[SOURCE EXCERPT start]

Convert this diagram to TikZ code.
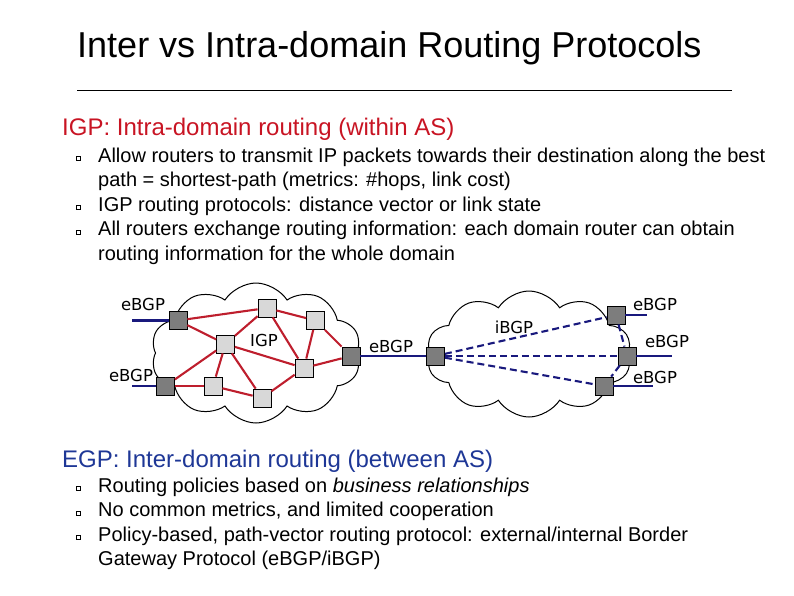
\documentclass[tikz,border=0pt]{standalone}
\usepackage{fontspec}
\setmainfont{Liberation Sans}
\newfontfamily\dejavu{DejaVu Sans}
\usetikzlibrary{shapes.symbols}
\definecolor{igpred}{RGB}{200,20,35}
\definecolor{egpblue}{RGB}{30,55,150}
\definecolor{linkred}{RGB}{190,30,45}
\definecolor{linkblue}{RGB}{25,25,125}
\definecolor{gwgray}{RGB}{125,125,125}
\definecolor{rtgray}{RGB}{216,216,216}

\begin{document}
\begin{tikzpicture}[x=1pt,y=-1pt,
    rt/.style={draw,line width=0.8pt,fill=rtgray,minimum size=18pt,inner sep=0pt},
    gw/.style={rt,fill=gwgray},
    as/.style={cloud,draw,cloud puffs=10,cloud puff arc=115,inner sep=0pt,line width=1pt},
    igp/.style={line width=2.1pt,linkred},
    ebgp/.style={line width=2.1pt,linkblue},
    ibgp/.style={ebgp,dash pattern=on 7pt off 4pt},
    lbl/.style={font=\dejavu\fontsize{16.5}{19}\selectfont,anchor=base,inner sep=0pt},
    txt/.style={anchor=base west,inner sep=0pt,font=\fontsize{20}{24}\selectfont},
    hd/.style={anchor=base west,inner sep=0pt,font=\fontsize{24}{29}\selectfont}]
  \useasboundingbox (0,0) rectangle (794,595);

  \node[anchor=base west,inner sep=0pt,font=\fontsize{36}{43}\selectfont] (title) at (77,57)
    {Inter vs Intra-domain Routing Protocols};
  \draw[line width=0.8pt] (77,90) -- (732,90);

  % intra-domain
  \node[hd,text=igpred] (igphd) at (62,135) {IGP: Intra-domain routing (within AS)};
  \node[txt] (i1) at (98,162) {Allow routers to transmit IP packets towards their destination along the best};
  \node[txt] (i1b) at (98,186.5) {path = shortest-path (metrics: \#hops, link cost)};
  \node[txt] (i2) at (98,211) {IGP routing protocols: distance vector or link state};
  \node[txt] (i3) at (98,235.5) {All routers exchange routing information: each domain router can obtain};
  \node[txt] (i3b) at (98,260) {routing information for the whole domain};

  % inter-domain
  \node[hd,text=egpblue] (egphd) at (62,467) {EGP: Inter-domain routing (between AS)};
  \node[txt] (e1) at (98,492) {Routing policies based on \textit{business relationships}};
  \node[txt] (e2) at (98,516.5) {No common metrics, and limited cooperation};
  \node[txt] (e3) at (98,541) {Policy-based, path-vector routing protocol: external/internal Border};
  \node[txt] (e3b) at (98,565.5) {Gateway Protocol (eBGP/iBGP)};

  \foreach \y in {162,211,235.5,492,516.5,541}
    \draw[line width=0.6pt] (76,\y-5.5) rectangle (80,\y-1.5);

  % the two AS
  \node[as,minimum width=210pt,minimum height=140pt] (lcloud) at (256,353) {};
  \node[as,minimum width=205pt,minimum height=126pt] (rcloud) at (529,354) {};

  \node[gw] (a1) at (178,320.5) {};
  \node[gw] (a2) at (165.5,386) {};
  \node[gw] (a3) at (351,356) {};
  \node[rt] (r1) at (267,308) {};
  \node[rt] (r2) at (315.5,320.5) {};
  \node[rt] (r3) at (225.5,344) {};
  \node[rt] (r4) at (304,368) {};
  \node[rt] (r5) at (213,386) {};
  \node[rt] (r6) at (262,398) {};
  \foreach \u/\v in {a1/r1,a1/r3,r1/r3,r1/r2,r1/r4,r2/r4,r2/a3,r3/r4,
                     r3/a2,r3/r5,r3/r6,a2/r5,r5/r6,r6/r4,r4/a3}
    \draw[igp] (\u) -- (\v);

  \node[gw] (b1) at (435.5,356) {};
  \node[gw] (b2) at (616,315) {};
  \node[gw] (b3) at (627,356) {};
  \node[gw] (b4) at (604,386) {};
  \foreach \u/\v in {b1/b2,b1/b3,b1/b4,b2/b3,b3/b4}
    \draw[ibgp] (\u) -- (\v);

  \coordinate (x1) at (132,320.5);
  \coordinate (x2) at (132,386);
  \coordinate (x3) at (647,315);
  \coordinate (x4) at (672,356);
  \coordinate (x5) at (653,386);
  \draw[ebgp] (x1) -- (a1);
  \draw[ebgp] (x2) -- (a2);
  \draw[ebgp] (a3) -- (b1);
  \draw[ebgp] (b2) -- (x3);
  \draw[ebgp] (b3) -- (x4);
  \draw[ebgp] (b4) -- (x5);

  \node[lbl] (l1) at (143,310) {eBGP};
  \node[lbl] (l2) at (131,381) {eBGP};
  \node[lbl] (l3) at (264,346) {IGP};
  \node[lbl] (l4) at (391,352) {eBGP};
  \node[lbl] (l5) at (514,333) {iBGP};
  \node[lbl] (l6) at (655,310) {eBGP};
  \node[lbl] (l7) at (667,347) {eBGP};
  \node[lbl] (l8) at (655,383) {eBGP};
\end{tikzpicture}
\end{document}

[SOURCE EXCERPT end]

> _REQUIREMENT_: Keep every word of the data as it is when you write it out, but drop the pictures.

> _TASK RESULT_:
Convert this diagram to TikZ code.
\documentclass[tikz,border=0pt]{standalone}
\usepackage{fontspec}
\setmainfont{Liberation Sans}
\newfontfamily\dejavu{DejaVu Sans}
\usetikzlibrary{shapes.symbols}
\definecolor{igpred}{RGB}{200,20,35}
\definecolor{egpblue}{RGB}{30,55,150}
\definecolor{linkred}{RGB}{190,30,45}
\definecolor{linkblue}{RGB}{25,25,125}
\definecolor{gwgray}{RGB}{125,125,125}
\definecolor{rtgray}{RGB}{216,216,216}

\begin{document}
\begin{tikzpicture}[x=1pt,y=-1pt,
    rt/.style={draw,line width=0.8pt,fill=rtgray,minimum size=18pt,inner sep=0pt},
    gw/.style={rt,fill=gwgray},
    as/.style={cloud,draw,cloud puffs=10,cloud puff arc=115,inner sep=0pt,line width=1pt},
    igp/.style={line width=2.1pt,linkred},
    ebgp/.style={line width=2.1pt,linkblue},
    ibgp/.style={ebgp,dash pattern=on 7pt off 4pt},
    lbl/.style={font=\dejavu\fontsize{16.5}{19}\selectfont,anchor=base,inner sep=0pt},
    txt/.style={anchor=base west,inner sep=0pt,font=\fontsize{20}{24}\selectfont},
    hd/.style={anchor=base west,inner sep=0pt,font=\fontsize{24}{29}\selectfont}]
  \useasboundingbox (0,0) rectangle (794,595);

  \node[anchor=base west,inner sep=0pt,font=\fontsize{36}{43}\selectfont] (title) at (77,57)
    {Inter vs Intra-domain Routing Protocols};
  \draw[line width=0.8pt] (77,90) -- (732,90);

  % intra-domain
  \node[hd,text=igpred] (igphd) at (62,135) {IGP: Intra-domain routing (within AS)};
  \node[txt] (i1) at (98,162) {Allow routers to transmit IP packets towards their destination along the best};
  \node[txt] (i1b) at (98,186.5) {path = shortest-path (metrics: \#hops, link cost)};
  \node[txt] (i2) at (98,211) {IGP routing protocols: distance vector or link state};
  \node[txt] (i3) at (98,235.5) {All routers exchange routing information: each domain router can obtain};
  \node[txt] (i3b) at (98,260) {routing information for the whole domain};

  % inter-domain
  \node[hd,text=egpblue] (egphd) at (62,467) {EGP: Inter-domain routing (between AS)};
  \node[txt] (e1) at (98,492) {Routing policies based on \textit{business relationships}};
  \node[txt] (e2) at (98,516.5) {No common metrics, and limited cooperation};
  \node[txt] (e3) at (98,541) {Policy-based, path-vector routing protocol: external/internal Border};
  \node[txt] (e3b) at (98,565.5) {Gateway Protocol (eBGP/iBGP)};

  \foreach \y in {162,211,235.5,492,516.5,541}
    \draw[line width=0.6pt] (76,\y-5.5) rectangle (80,\y-1.5);

  % the two AS
  \node[as,minimum width=210pt,minimum height=140pt] (lcloud) at (256,353) {};
  \node[as,minimum width=205pt,minimum height=126pt] (rcloud) at (529,354) {};

  \node[gw] (a1) at (178,320.5) {};
  \node[gw] (a2) at (165.5,386) {};
  \node[gw] (a3) at (351,356) {};
  \node[rt] (r1) at (267,308) {};
  \node[rt] (r2) at (315.5,320.5) {};
  \node[rt] (r3) at (225.5,344) {};
  \node[rt] (r4) at (304,368) {};
  \node[rt] (r5) at (213,386) {};
  \node[rt] (r6) at (262,398) {};
  \foreach \u/\v in {a1/r1,a1/r3,r1/r3,r1/r2,r1/r4,r2/r4,r2/a3,r3/r4,
                     r3/a2,r3/r5,r3/r6,a2/r5,r5/r6,r6/r4,r4/a3}
    \draw[igp] (\u) -- (\v);

  \node[gw] (b1) at (435.5,356) {};
  \node[gw] (b2) at (616,315) {};
  \node[gw] (b3) at (627,356) {};
  \node[gw] (b4) at (604,386) {};
  \foreach \u/\v in {b1/b2,b1/b3,b1/b4,b2/b3,b3/b4}
    \draw[ibgp] (\u) -- (\v);

  \coordinate (x1) at (132,320.5);
  \coordinate (x2) at (132,386);
  \coordinate (x3) at (647,315);
  \coordinate (x4) at (672,356);
  \coordinate (x5) at (653,386);
  \draw[ebgp] (x1) -- (a1);
  \draw[ebgp] (x2) -- (a2);
  \draw[ebgp] (a3) -- (b1);
  \draw[ebgp] (b2) -- (x3);
  \draw[ebgp] (b3) -- (x4);
  \draw[ebgp] (b4) -- (x5);

  \node[lbl] (l1) at (143,310) {eBGP};
  \node[lbl] (l2) at (131,381) {eBGP};
  \node[lbl] (l3) at (264,346) {IGP};
  \node[lbl] (l4) at (391,352) {eBGP};
  \node[lbl] (l5) at (514,333) {iBGP};
  \node[lbl] (l6) at (655,310) {eBGP};
  \node[lbl] (l7) at (667,347) {eBGP};
  \node[lbl] (l8) at (655,383) {eBGP};
\end{tikzpicture}
\end{document}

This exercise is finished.